(Data entries)
+-------+

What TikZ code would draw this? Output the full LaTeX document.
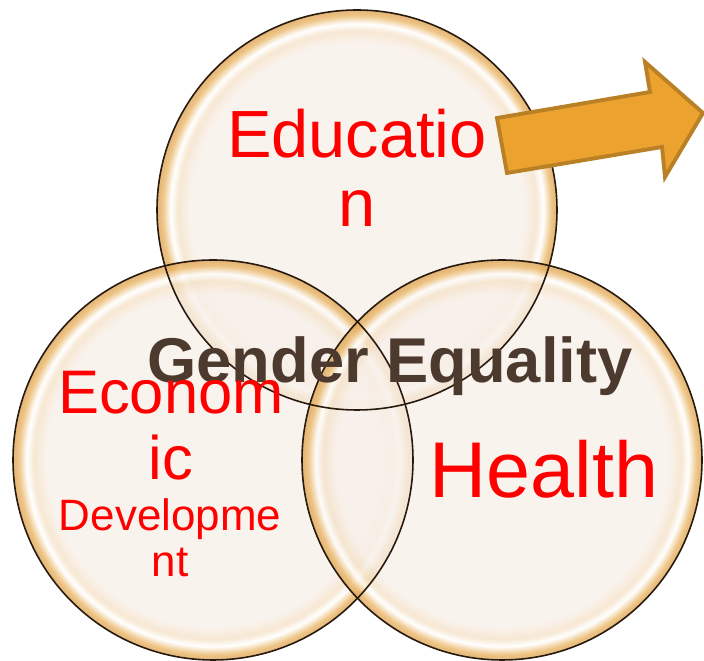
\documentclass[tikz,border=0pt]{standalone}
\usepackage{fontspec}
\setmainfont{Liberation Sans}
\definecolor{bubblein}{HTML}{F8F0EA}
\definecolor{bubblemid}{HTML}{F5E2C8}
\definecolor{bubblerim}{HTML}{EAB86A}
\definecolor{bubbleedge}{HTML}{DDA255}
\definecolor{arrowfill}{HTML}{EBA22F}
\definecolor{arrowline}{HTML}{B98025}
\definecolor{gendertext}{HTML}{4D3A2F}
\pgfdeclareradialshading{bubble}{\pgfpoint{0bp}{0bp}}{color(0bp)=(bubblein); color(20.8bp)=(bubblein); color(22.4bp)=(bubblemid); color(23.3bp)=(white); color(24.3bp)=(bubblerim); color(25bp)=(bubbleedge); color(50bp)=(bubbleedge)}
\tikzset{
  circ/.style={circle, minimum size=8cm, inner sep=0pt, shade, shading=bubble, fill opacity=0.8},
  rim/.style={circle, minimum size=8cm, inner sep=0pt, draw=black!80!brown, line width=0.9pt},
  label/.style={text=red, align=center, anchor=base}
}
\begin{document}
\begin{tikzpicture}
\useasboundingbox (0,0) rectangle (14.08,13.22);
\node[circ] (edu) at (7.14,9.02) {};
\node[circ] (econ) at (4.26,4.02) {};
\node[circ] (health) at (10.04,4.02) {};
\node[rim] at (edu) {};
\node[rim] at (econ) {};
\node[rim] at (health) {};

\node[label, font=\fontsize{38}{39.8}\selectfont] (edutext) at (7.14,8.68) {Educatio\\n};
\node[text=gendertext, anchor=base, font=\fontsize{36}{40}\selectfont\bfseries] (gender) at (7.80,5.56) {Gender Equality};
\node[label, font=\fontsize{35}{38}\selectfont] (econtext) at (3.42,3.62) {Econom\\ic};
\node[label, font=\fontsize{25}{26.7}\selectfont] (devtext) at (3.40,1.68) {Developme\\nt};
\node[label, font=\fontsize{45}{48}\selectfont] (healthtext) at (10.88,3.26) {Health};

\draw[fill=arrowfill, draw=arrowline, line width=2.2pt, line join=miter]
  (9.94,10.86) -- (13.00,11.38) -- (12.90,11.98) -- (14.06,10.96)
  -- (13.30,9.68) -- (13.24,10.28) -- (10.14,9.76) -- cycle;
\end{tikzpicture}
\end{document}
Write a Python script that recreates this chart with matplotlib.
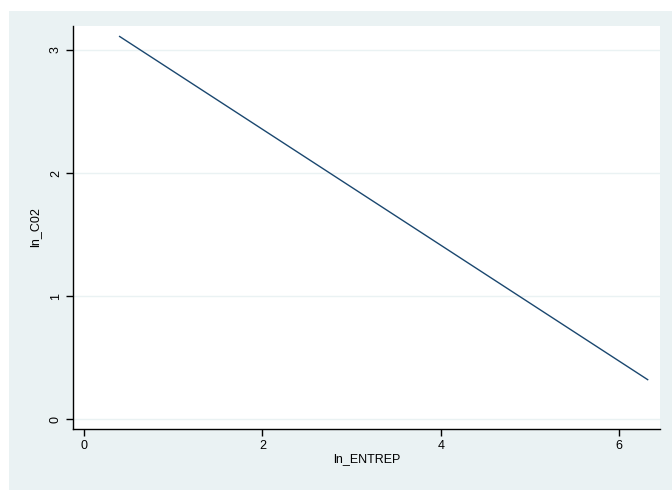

+-------+

_WHAT THE TASK ASKS_. Leave out the pictures and give the rest of the records again exactly.

_PROBLEM SOLUTION_.
What TikZ code would draw this? Output the full LaTeX document.
\documentclass[tikz,border=0pt]{standalone}
\usepackage{fontspec}
\setmainfont{Liberation Sans}
\definecolor{bubblein}{HTML}{F8F0EA}
\definecolor{bubblemid}{HTML}{F5E2C8}
\definecolor{bubblerim}{HTML}{EAB86A}
\definecolor{bubbleedge}{HTML}{DDA255}
\definecolor{arrowfill}{HTML}{EBA22F}
\definecolor{arrowline}{HTML}{B98025}
\definecolor{gendertext}{HTML}{4D3A2F}
\pgfdeclareradialshading{bubble}{\pgfpoint{0bp}{0bp}}{color(0bp)=(bubblein); color(20.8bp)=(bubblein); color(22.4bp)=(bubblemid); color(23.3bp)=(white); color(24.3bp)=(bubblerim); color(25bp)=(bubbleedge); color(50bp)=(bubbleedge)}
\tikzset{
  circ/.style={circle, minimum size=8cm, inner sep=0pt, shade, shading=bubble, fill opacity=0.8},
  rim/.style={circle, minimum size=8cm, inner sep=0pt, draw=black!80!brown, line width=0.9pt},
  label/.style={text=red, align=center, anchor=base}
}
\begin{document}
\begin{tikzpicture}
\useasboundingbox (0,0) rectangle (14.08,13.22);
\node[circ] (edu) at (7.14,9.02) {};
\node[circ] (econ) at (4.26,4.02) {};
\node[circ] (health) at (10.04,4.02) {};
\node[rim] at (edu) {};
\node[rim] at (econ) {};
\node[rim] at (health) {};

\node[label, font=\fontsize{38}{39.8}\selectfont] (edutext) at (7.14,8.68) {Educatio\\n};
\node[text=gendertext, anchor=base, font=\fontsize{36}{40}\selectfont\bfseries] (gender) at (7.80,5.56) {Gender Equality};
\node[label, font=\fontsize{35}{38}\selectfont] (econtext) at (3.42,3.62) {Econom\\ic};
\node[label, font=\fontsize{25}{26.7}\selectfont] (devtext) at (3.40,1.68) {Developme\\nt};
\node[label, font=\fontsize{45}{48}\selectfont] (healthtext) at (10.88,3.26) {Health};

\draw[fill=arrowfill, draw=arrowline, line width=2.2pt, line join=miter]
  (9.94,10.86) -- (13.00,11.38) -- (12.90,11.98) -- (14.06,10.96)
  -- (13.30,9.68) -- (13.24,10.28) -- (10.14,9.76) -- cycle;
\end{tikzpicture}
\end{document}
Write a Python script that recreates this chart with matplotlib.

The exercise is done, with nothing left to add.